WHAT THIS TASK INVOLVES: Retype the listing below line for line, but only from the line with "Write a Python script that recreates this chart with Plotly." down to the line with "5650, 5700, 5710]", inclusive. Pictures stay out.

#### DATASET ENTRIES

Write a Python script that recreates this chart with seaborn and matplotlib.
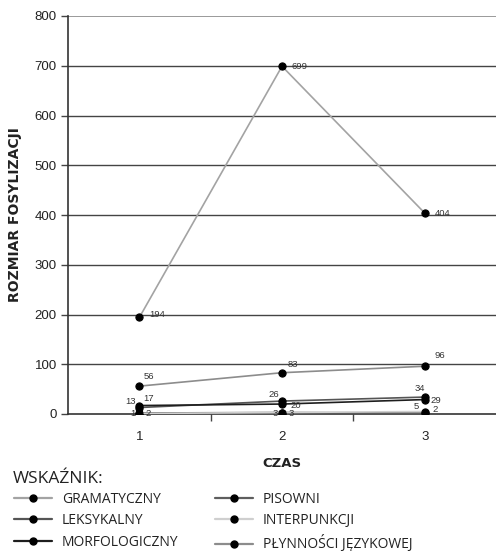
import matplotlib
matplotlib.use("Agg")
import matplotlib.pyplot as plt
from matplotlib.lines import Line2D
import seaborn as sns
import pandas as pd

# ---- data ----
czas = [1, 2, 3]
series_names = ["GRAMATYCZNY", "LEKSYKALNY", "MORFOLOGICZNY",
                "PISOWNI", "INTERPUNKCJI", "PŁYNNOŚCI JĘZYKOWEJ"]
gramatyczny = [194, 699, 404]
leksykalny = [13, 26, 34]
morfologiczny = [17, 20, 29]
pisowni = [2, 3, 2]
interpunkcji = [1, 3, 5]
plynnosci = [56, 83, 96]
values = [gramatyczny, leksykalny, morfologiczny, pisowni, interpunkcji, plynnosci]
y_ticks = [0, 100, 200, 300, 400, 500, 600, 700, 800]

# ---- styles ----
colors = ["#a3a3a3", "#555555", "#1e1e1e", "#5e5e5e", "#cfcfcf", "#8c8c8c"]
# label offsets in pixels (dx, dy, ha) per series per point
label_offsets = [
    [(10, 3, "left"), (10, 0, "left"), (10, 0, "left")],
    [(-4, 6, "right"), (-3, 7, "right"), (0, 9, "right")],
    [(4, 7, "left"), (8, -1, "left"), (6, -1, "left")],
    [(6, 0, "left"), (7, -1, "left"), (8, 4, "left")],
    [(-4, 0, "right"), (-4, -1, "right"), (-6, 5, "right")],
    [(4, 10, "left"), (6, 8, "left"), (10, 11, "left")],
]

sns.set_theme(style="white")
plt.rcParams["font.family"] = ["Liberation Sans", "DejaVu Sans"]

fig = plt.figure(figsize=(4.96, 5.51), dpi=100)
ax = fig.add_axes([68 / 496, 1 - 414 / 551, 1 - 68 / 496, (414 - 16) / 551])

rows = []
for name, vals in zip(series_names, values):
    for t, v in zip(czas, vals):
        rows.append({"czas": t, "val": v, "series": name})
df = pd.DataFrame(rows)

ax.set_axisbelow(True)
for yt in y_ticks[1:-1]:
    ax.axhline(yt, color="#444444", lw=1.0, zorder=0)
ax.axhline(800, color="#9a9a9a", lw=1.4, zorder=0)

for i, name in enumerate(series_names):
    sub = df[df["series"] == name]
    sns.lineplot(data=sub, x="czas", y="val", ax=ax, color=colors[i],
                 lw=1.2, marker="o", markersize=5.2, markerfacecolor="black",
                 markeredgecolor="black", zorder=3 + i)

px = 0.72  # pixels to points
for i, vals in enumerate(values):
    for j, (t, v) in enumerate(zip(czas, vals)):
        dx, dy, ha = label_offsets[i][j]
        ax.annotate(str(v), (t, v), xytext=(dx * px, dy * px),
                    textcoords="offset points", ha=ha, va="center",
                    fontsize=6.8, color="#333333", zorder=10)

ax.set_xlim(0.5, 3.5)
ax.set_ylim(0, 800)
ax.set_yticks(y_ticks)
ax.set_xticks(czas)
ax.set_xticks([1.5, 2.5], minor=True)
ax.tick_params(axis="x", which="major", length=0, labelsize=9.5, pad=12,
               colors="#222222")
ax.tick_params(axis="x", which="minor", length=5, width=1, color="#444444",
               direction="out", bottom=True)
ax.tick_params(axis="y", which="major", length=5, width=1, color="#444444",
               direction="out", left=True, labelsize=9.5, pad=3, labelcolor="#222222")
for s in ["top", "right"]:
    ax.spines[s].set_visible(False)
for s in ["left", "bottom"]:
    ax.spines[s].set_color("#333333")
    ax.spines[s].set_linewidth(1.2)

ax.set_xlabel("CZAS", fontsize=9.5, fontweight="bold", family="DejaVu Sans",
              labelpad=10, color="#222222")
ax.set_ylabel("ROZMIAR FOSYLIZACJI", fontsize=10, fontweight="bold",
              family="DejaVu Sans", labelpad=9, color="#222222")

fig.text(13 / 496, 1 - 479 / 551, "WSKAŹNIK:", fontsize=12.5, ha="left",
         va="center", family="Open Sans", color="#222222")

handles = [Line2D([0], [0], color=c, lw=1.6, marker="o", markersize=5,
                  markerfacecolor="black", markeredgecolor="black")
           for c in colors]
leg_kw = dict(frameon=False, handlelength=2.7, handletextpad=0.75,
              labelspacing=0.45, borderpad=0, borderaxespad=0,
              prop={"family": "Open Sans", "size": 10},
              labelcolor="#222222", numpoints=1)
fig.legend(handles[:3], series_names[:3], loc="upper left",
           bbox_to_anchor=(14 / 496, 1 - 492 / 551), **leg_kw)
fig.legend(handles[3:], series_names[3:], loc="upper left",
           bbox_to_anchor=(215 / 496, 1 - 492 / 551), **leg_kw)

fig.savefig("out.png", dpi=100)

########
#### DATASET ENTRIES

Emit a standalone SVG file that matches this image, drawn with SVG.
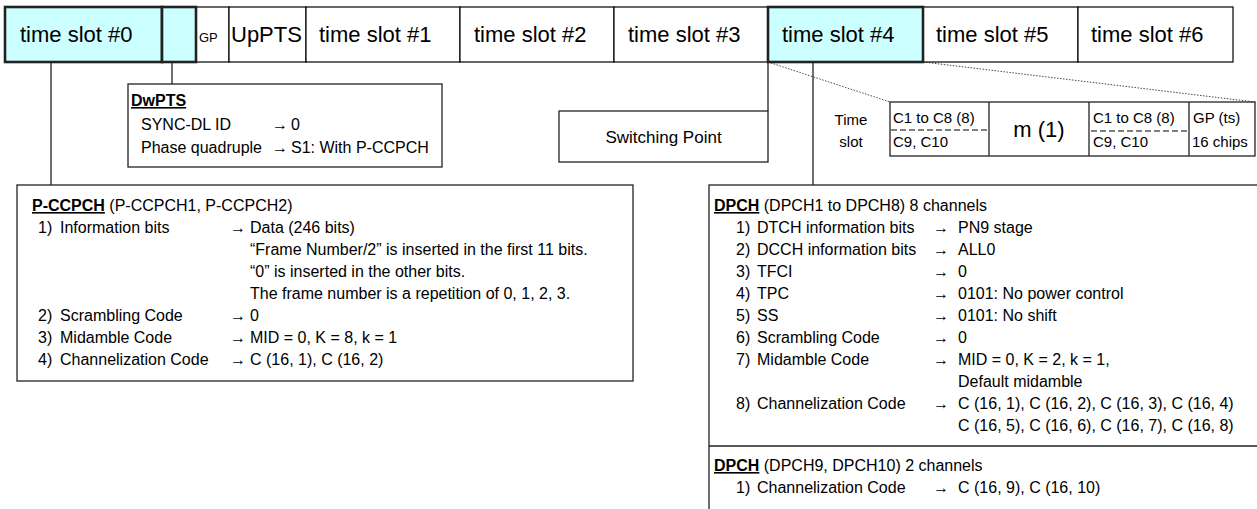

########
#### DATASET ENTRIES

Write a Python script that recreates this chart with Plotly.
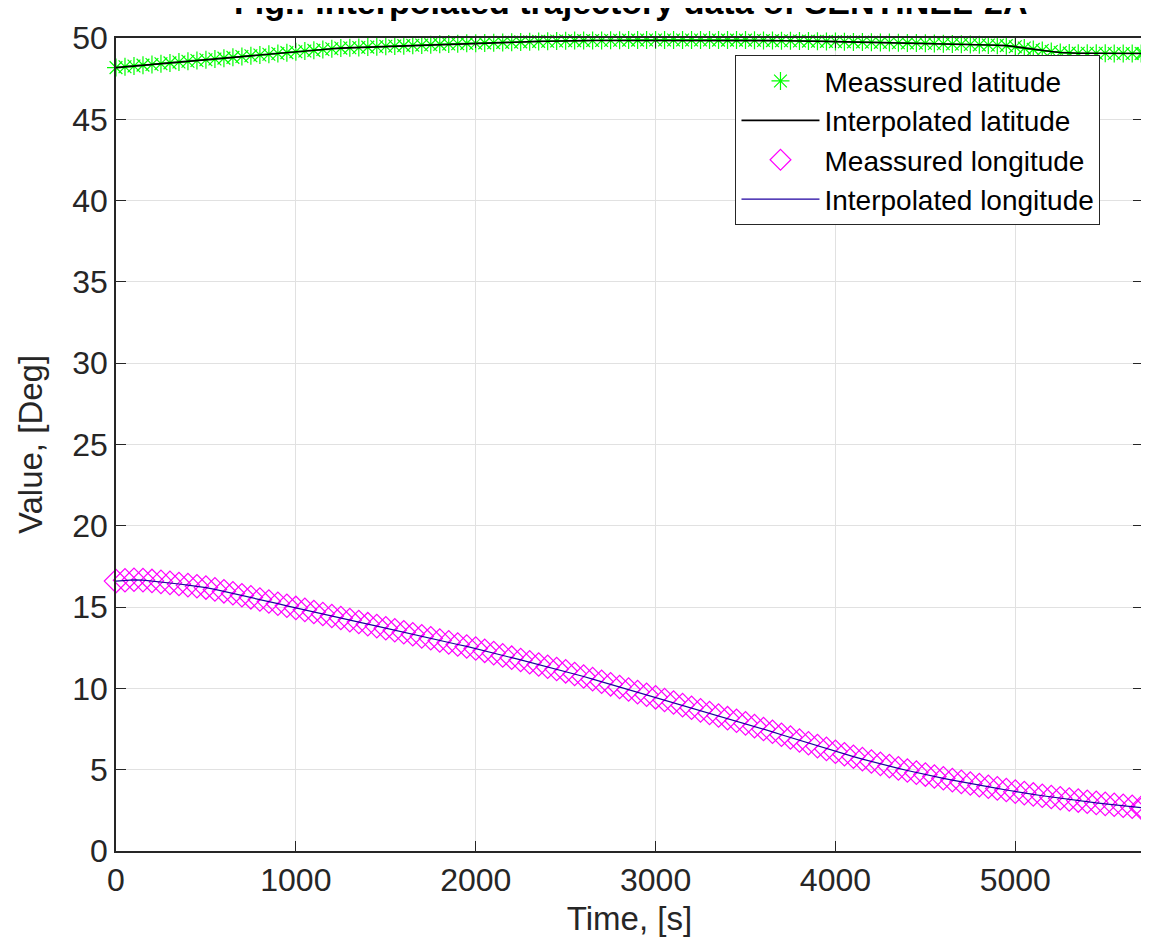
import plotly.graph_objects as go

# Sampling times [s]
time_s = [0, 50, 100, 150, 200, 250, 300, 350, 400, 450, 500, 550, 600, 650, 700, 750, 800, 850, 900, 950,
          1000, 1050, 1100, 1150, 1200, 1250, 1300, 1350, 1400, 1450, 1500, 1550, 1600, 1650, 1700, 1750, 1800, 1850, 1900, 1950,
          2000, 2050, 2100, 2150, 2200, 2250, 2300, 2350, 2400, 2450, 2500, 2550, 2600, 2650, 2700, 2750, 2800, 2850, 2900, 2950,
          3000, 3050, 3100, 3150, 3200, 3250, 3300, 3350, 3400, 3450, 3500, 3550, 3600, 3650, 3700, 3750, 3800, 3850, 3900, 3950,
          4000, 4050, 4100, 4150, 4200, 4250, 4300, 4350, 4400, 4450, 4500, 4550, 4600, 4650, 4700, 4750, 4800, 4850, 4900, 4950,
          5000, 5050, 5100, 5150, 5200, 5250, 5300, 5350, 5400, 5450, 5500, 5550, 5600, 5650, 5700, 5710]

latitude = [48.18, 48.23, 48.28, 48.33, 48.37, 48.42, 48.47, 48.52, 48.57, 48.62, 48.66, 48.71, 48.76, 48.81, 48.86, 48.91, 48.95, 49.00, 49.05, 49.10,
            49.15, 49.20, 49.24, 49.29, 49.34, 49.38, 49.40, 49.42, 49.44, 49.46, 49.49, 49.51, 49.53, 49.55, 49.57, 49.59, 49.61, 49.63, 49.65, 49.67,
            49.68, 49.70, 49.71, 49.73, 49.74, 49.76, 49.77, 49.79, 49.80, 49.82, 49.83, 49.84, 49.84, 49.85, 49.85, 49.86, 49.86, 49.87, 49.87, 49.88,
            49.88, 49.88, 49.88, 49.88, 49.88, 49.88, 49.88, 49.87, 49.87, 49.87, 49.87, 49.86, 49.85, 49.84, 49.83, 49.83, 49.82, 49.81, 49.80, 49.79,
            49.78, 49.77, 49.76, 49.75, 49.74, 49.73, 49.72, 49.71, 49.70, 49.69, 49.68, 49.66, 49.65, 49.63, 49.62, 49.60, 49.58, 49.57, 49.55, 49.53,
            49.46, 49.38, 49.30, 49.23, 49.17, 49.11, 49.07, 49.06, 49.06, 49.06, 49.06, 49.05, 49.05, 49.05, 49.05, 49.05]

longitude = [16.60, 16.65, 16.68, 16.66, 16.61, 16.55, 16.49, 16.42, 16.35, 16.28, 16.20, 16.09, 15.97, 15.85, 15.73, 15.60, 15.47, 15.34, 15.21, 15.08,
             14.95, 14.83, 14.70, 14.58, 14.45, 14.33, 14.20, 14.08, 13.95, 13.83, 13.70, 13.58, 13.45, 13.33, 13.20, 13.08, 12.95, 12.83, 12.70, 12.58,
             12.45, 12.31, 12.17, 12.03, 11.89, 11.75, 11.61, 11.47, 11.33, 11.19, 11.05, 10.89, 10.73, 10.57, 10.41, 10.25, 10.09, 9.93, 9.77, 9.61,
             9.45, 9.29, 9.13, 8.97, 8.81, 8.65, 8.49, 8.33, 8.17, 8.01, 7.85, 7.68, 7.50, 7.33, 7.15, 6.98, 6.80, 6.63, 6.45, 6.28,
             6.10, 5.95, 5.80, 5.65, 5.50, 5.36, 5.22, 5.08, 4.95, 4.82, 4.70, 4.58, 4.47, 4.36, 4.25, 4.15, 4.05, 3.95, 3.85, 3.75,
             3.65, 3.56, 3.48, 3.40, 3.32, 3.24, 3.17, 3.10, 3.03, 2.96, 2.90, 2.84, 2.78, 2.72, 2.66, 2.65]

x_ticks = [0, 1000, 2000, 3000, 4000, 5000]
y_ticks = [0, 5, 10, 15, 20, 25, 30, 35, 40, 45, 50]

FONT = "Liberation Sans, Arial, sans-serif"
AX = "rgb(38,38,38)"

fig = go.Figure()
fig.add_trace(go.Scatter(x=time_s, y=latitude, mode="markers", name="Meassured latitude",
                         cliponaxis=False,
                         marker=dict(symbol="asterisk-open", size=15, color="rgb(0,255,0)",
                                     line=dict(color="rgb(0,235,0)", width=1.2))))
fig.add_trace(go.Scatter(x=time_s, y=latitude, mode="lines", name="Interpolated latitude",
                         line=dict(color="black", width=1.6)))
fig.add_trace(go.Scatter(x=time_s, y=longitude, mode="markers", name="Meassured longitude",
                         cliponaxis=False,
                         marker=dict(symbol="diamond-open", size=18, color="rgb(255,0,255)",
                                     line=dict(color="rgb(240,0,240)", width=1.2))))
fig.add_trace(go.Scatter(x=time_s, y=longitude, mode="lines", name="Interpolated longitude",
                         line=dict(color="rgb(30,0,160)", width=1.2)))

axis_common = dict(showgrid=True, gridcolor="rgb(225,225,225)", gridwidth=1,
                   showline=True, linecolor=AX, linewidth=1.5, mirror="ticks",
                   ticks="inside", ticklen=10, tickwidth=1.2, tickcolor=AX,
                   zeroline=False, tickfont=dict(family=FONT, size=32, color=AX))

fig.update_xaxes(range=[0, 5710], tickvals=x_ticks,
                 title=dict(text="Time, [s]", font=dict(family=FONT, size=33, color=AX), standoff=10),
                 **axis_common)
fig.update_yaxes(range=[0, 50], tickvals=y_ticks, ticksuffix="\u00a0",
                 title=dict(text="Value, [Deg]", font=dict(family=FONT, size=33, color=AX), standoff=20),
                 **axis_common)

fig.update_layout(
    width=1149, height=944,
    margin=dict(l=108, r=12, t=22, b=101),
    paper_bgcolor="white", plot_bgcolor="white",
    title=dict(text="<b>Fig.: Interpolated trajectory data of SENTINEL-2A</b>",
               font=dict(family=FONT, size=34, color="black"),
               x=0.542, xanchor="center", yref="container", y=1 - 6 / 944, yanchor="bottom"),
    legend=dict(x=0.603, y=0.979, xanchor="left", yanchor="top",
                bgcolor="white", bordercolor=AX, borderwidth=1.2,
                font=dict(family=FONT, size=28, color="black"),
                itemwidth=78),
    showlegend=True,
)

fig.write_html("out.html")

########

ANSWER:
Write a Python script that recreates this chart with Plotly.
import plotly.graph_objects as go

# Sampling times [s]
time_s = [0, 50, 100, 150, 200, 250, 300, 350, 400, 450, 500, 550, 600, 650, 700, 750, 800, 850, 900, 950,
          1000, 1050, 1100, 1150, 1200, 1250, 1300, 1350, 1400, 1450, 1500, 1550, 1600, 1650, 1700, 1750, 1800, 1850, 1900, 1950,
          2000, 2050, 2100, 2150, 2200, 2250, 2300, 2350, 2400, 2450, 2500, 2550, 2600, 2650, 2700, 2750, 2800, 2850, 2900, 2950,
          3000, 3050, 3100, 3150, 3200, 3250, 3300, 3350, 3400, 3450, 3500, 3550, 3600, 3650, 3700, 3750, 3800, 3850, 3900, 3950,
          4000, 4050, 4100, 4150, 4200, 4250, 4300, 4350, 4400, 4450, 4500, 4550, 4600, 4650, 4700, 4750, 4800, 4850, 4900, 4950,
          5000, 5050, 5100, 5150, 5200, 5250, 5300, 5350, 5400, 5450, 5500, 5550, 5600, 5650, 5700, 5710]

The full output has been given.